The sys.setdefaultencoding
is removed for a reason by site
and you shouldn't use reload(sys)
to restore it. Instead, my solution would be to do nothing, Python automatically detects encoding basing on ENV LANG variable or Windows chcp
encoding.
$ python
Python 2.7.3 (default, Sep 26 2012, 21:51:14)
[GCC 4.7.2] on linux2
Type "help", "copyright", "credits" or "license" for more information.
>>> import sys
>>> import os
>>> sys.stdout.encoding
'UTF-8'
>>> os.environ["LANG"]
'pl_PL.UTF-8'
>>> print u"\xabtest\xbb"
«test»
>>>
But that could cause issues when encoding doesn't have characters you want.
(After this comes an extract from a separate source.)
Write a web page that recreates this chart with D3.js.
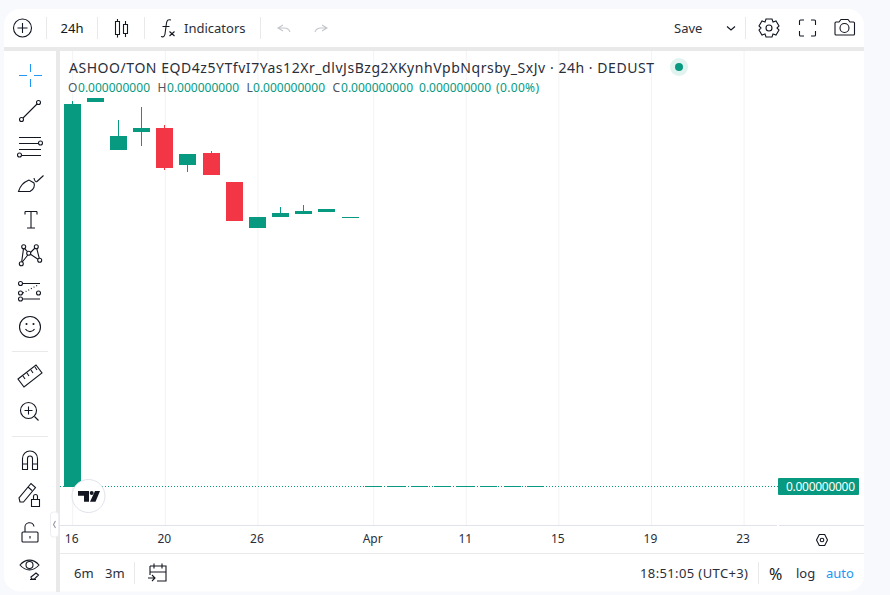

You should instead try degrading gracefully - the chance of displaying characters you want is close to 0 (so you should try using pure-ASCII version, or use Unidecode to show usable output (or simply fail)). You could try catching exception and printing basic version of string instead.
$ LANG=C python
Python 2.7.3 (default, Sep 26 2012, 21:51:14)
[GCC 4.7.2] on linux2
Type "help", "copyright", "credits" or "license" for more information.
>>> import sys
>>> import os
>>> sys.stdout.encoding
'ANSI_X3.4-1968'
>>> os.environ["LANG"]
'C'
>>> print u"\xabtest\xbb"
Traceback (most recent call last):
File "<stdin>", line 1, in <module>
UnicodeEncodeError: 'ascii' codec can't encode character u'\xab' in position 0: ordinal not in range(128)
>>>
But there is problem called Windows that has problems with Unicode support. While technically chcp 65001
should work, it doesn't actually work unless you're using Python 3.3. Python uses portable stdio.h
, but cmd.exe
expects Windows specific calls, like WriteConsoleW()
. Only 8-bit encodings work reliably (such as CP437), really.
The workaround would be to use other terminal that supports Unicode properly, such as Cygwin's console or IDLE included with Python.